YOUR GOAL:
Reproduce the full listing below unchanged, apart from the pictures.

GIVEN INFORMATION:
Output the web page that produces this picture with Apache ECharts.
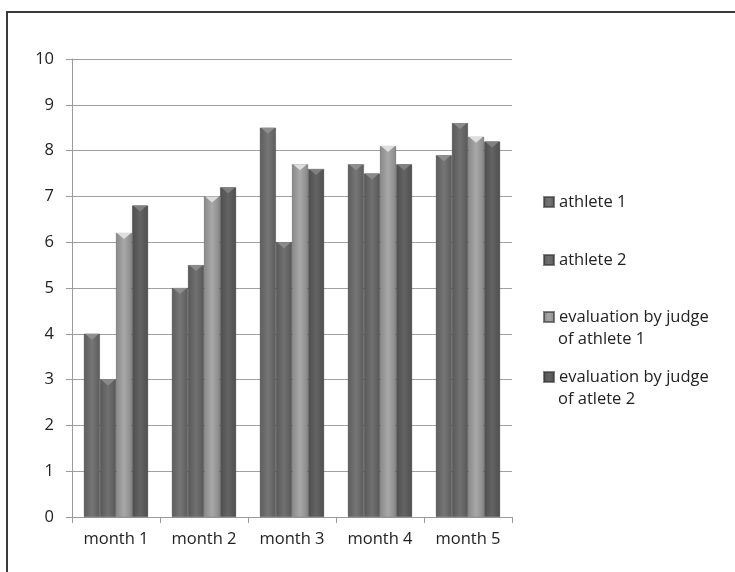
<!DOCTYPE html>
<html>
<head>
<meta charset="utf-8">
<script src="https://cdn.jsdelivr.net/npm/echarts@6/dist/echarts.min.js"></script>
<style>
html,body{margin:0;padding:0;background:#fff;}
#c{width:735px;height:572px;}
</style>
</head>
<body>
<div id="c"></div>
<script>
var categories = ['month 1', 'month 2', 'month 3', 'month 4', 'month 5'];
var seriesNames = ['athlete 1', 'athlete 2', 'evaluation by judge of athlete 1', 'evaluation by judge of atlete 2'];
var athlete1 = [4, 5, 8.5, 7.7, 7.9];
var athlete2 = [3, 5.5, 6, 7.5, 8.6];
var judgeAthlete1 = [6.2, 7, 7.7, 8.1, 8.3];
var judgeAthlete2 = [6.8, 7.2, 7.6, 7.7, 8.2];
var yTicks = [0, 1, 2, 3, 4, 5, 6, 7, 8, 9, 10];

var allData = [athlete1, athlete2, judgeAthlete1, judgeAthlete2];
var baseColors = [
  ['#5c5c5c', '#767676', '#5c5c5c'],
  ['#585858', '#707070', '#585858'],
  ['#888888', '#a8a8a8', '#888888'],
  ['#4e4e4e', '#646464', '#4e4e4e']
];
var capColors = ['#8e8e8e', '#8a8a8a', '#dedede', '#808080'];

function grad(c) {
  return new echarts.graphic.LinearGradient(0, 0, 1, 0, [
    {offset: 0, color: c[0]},
    {offset: 0.5, color: c[1]},
    {offset: 1, color: c[2]}
  ]);
}

var FONT = 'Open Sans';
var FS = 16.5;
var series = [];
allData.forEach(function (d, i) {
  series.push({
    name: seriesNames[i],
    type: 'bar',
    data: d,
    barGap: '0%',
    barCategoryGap: '27%',
    itemStyle: {color: grad(baseColors[i]), borderColor: 'rgba(50,50,50,0.6)', borderWidth: 0.5},
    emphasis: {disabled: true}
  });
});
allData.forEach(function (d, i) {
  series.push({
    name: 'cap' + i,
    type: 'pictorialBar',
    data: d,
    barGap: '0%',
    barCategoryGap: '27%',
    symbol: 'path://M0,0 L10,0 L5,4 Z',
    symbolSize: ['88%', 6],
    symbolPosition: 'end',
    symbolOffset: [0, 0],
    z: 5,
    itemStyle: {color: capColors[i]},
    silent: true
  });
});

var legendTops = [191, 249, 306, 366];
var legendText = ['athlete 1', 'athlete 2', 'evaluation by judge', 'evaluation by judge'];
var secondLines = ['', '', 'of athlete 1', 'of atlete 2'];
var legends = seriesNames.map(function (n, i) {
  return {
    data: [n],
    left: 543,
    top: legendTops[i],
    orient: 'vertical',
    padding: 0,
    itemWidth: 10,
    itemHeight: 10,
    itemGap: 0,
    icon: 'rect',
    selectedMode: false,
    formatter: function () { return legendText[i]; },
    textStyle: {fontFamily: FONT, fontSize: FS, color: '#222', lineHeight: 22}
  };
});

var graphics = [
  {type: 'line', shape: {x1: 6, y1: 12, x2: 735, y2: 12}, style: {stroke: '#3a3a3a', lineWidth: 2}},
  {type: 'line', shape: {x1: 7, y1: 11, x2: 7, y2: 572}, style: {stroke: '#3a3a3a', lineWidth: 2}}
];
secondLines.forEach(function (t, i) {
  if (!t) return;
  graphics.push({
    type: 'text', left: 558, top: legendTops[i] + 22,
    style: {text: t, fontFamily: FONT, fontSize: FS, fill: '#222', lineHeight: 22}
  });
});

var chart = echarts.init(document.getElementById('c'), null, {renderer: 'canvas'});
chart.setOption({
  animation: false,
  backgroundColor: '#fff',
  legend: legends,
  graphic: graphics,
  grid: {left: 72, right: 223, top: 59, bottom: 55, containLabel: false},
  xAxis: {
    type: 'category',
    data: categories,
    axisLine: {lineStyle: {color: '#9a9a9a', width: 1}},
    axisTick: {show: true, length: 6, lineStyle: {color: '#9a9a9a'}},
    axisLabel: {fontFamily: FONT, fontSize: FS, color: '#222', margin: 14}
  },
  yAxis: {
    type: 'value',
    min: yTicks[0],
    max: yTicks[yTicks.length - 1],
    interval: 1,
    axisLine: {show: true, lineStyle: {color: '#9a9a9a', width: 1}},
    axisTick: {show: true, length: 6, lineStyle: {color: '#9a9a9a'}},
    splitLine: {lineStyle: {color: '#a0a0a0', width: 1}},
    axisLabel: {fontFamily: FONT, fontSize: FS, color: '#222', margin: 18}
  },
  series: series
});
</script>
</body>
</html>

RESPONSE:
Output the web page that produces this picture with Apache ECharts.
<!DOCTYPE html>
<html>
<head>
<meta charset="utf-8">
<script src="https://cdn.jsdelivr.net/npm/echarts@6/dist/echarts.min.js"></script>
<style>
html,body{margin:0;padding:0;background:#fff;}
#c{width:735px;height:572px;}
</style>
</head>
<body>
<div id="c"></div>
<script>
var categories = ['month 1', 'month 2', 'month 3', 'month 4', 'month 5'];
var seriesNames = ['athlete 1', 'athlete 2', 'evaluation by judge of athlete 1', 'evaluation by judge of atlete 2'];
var athlete1 = [4, 5, 8.5, 7.7, 7.9];
var athlete2 = [3, 5.5, 6, 7.5, 8.6];
var judgeAthlete1 = [6.2, 7, 7.7, 8.1, 8.3];
var judgeAthlete2 = [6.8, 7.2, 7.6, 7.7, 8.2];
var yTicks = [0, 1, 2, 3, 4, 5, 6, 7, 8, 9, 10];

var allData = [athlete1, athlete2, judgeAthlete1, judgeAthlete2];
var baseColors = [
  ['#5c5c5c', '#767676', '#5c5c5c'],
  ['#585858', '#707070', '#585858'],
  ['#888888', '#a8a8a8', '#888888'],
  ['#4e4e4e', '#646464', '#4e4e4e']
];
var capColors = ['#8e8e8e', '#8a8a8a', '#dedede', '#808080'];

function grad(c) {
  return new echarts.graphic.LinearGradient(0, 0, 1, 0, [
    {offset: 0, color: c[0]},
    {offset: 0.5, color: c[1]},
    {offset: 1, color: c[2]}
  ]);
}

var FONT = 'Open Sans';
var FS = 16.5;
var series = [];
allData.forEach(function (d, i) {
  series.push({
    name: seriesNames[i],
    type: 'bar',
    data: d,
    barGap: '0%',
    barCategoryGap: '27%',
    itemStyle: {color: grad(baseColors[i]), borderColor: 'rgba(50,50,50,0.6)', borderWidth: 0.5},
    emphasis: {disabled: true}
  });
});
allData.forEach(function (d, i) {
  series.push({
    name: 'cap' + i,
    type: 'pictorialBar',
    data: d,
    barGap: '0%',
    barCategoryGap: '27%',
    symbol: 'path://M0,0 L10,0 L5,4 Z',
    symbolSize: ['88%', 6],
    symbolPosition: 'end',
    symbolOffset: [0, 0],
    z: 5,
    itemStyle: {color: capColors[i]},
    silent: true
  });
});

var legendTops = [191, 249, 306, 366];
var legendText = ['athlete 1', 'athlete 2', 'evaluation by judge', 'evaluation by judge'];
var secondLines = ['', '', 'of athlete 1', 'of atlete 2'];
var legends = seriesNames.map(function (n, i) {
  return {
    data: [n],
    left: 543,
    top: legendTops[i],
    orient: 'vertical',
    padding: 0,
    itemWidth: 10,
    itemHeight: 10,
    itemGap: 0,
    icon: 'rect',
    selectedMode: false,
    formatter: function () { return legendText[i]; },
    textStyle: {fontFamily: FONT, fontSize: FS, color: '#222', lineHeight: 22}
  };
});

var graphics = [
  {type: 'line', shape: {x1: 6, y1: 12, x2: 735, y2: 12}, style: {stroke: '#3a3a3a', lineWidth: 2}},
  {type: 'line', shape: {x1: 7, y1: 11, x2: 7, y2: 572}, style: {stroke: '#3a3a3a', lineWidth: 2}}
];
secondLines.forEach(function (t, i) {
  if (!t) return;
  graphics.push({
    type: 'text', left: 558, top: legendTops[i] + 22,
    style: {text: t, fontFamily: FONT, fontSize: FS, fill: '#222', lineHeight: 22}
  });
});

var chart = echarts.init(document.getElementById('c'), null, {renderer: 'canvas'});
chart.setOption({
  animation: false,
  backgroundColor: '#fff',
  legend: legends,
  graphic: graphics,
  grid: {left: 72, right: 223, top: 59, bottom: 55, containLabel: false},
  xAxis: {
    type: 'category',
    data: categories,
    axisLine: {lineStyle: {color: '#9a9a9a', width: 1}},
    axisTick: {show: true, length: 6, lineStyle: {color: '#9a9a9a'}},
    axisLabel: {fontFamily: FONT, fontSize: FS, color: '#222', margin: 14}
  },
  yAxis: {
    type: 'value',
    min: yTicks[0],
    max: yTicks[yTicks.length - 1],
    interval: 1,
    axisLine: {show: true, lineStyle: {color: '#9a9a9a', width: 1}},
    axisTick: {show: true, length: 6, lineStyle: {color: '#9a9a9a'}},
    splitLine: {lineStyle: {color: '#a0a0a0', width: 1}},
    axisLabel: {fontFamily: FONT, fontSize: FS, color: '#222', margin: 18}
  },
  series: series
});
</script>
</body>
</html>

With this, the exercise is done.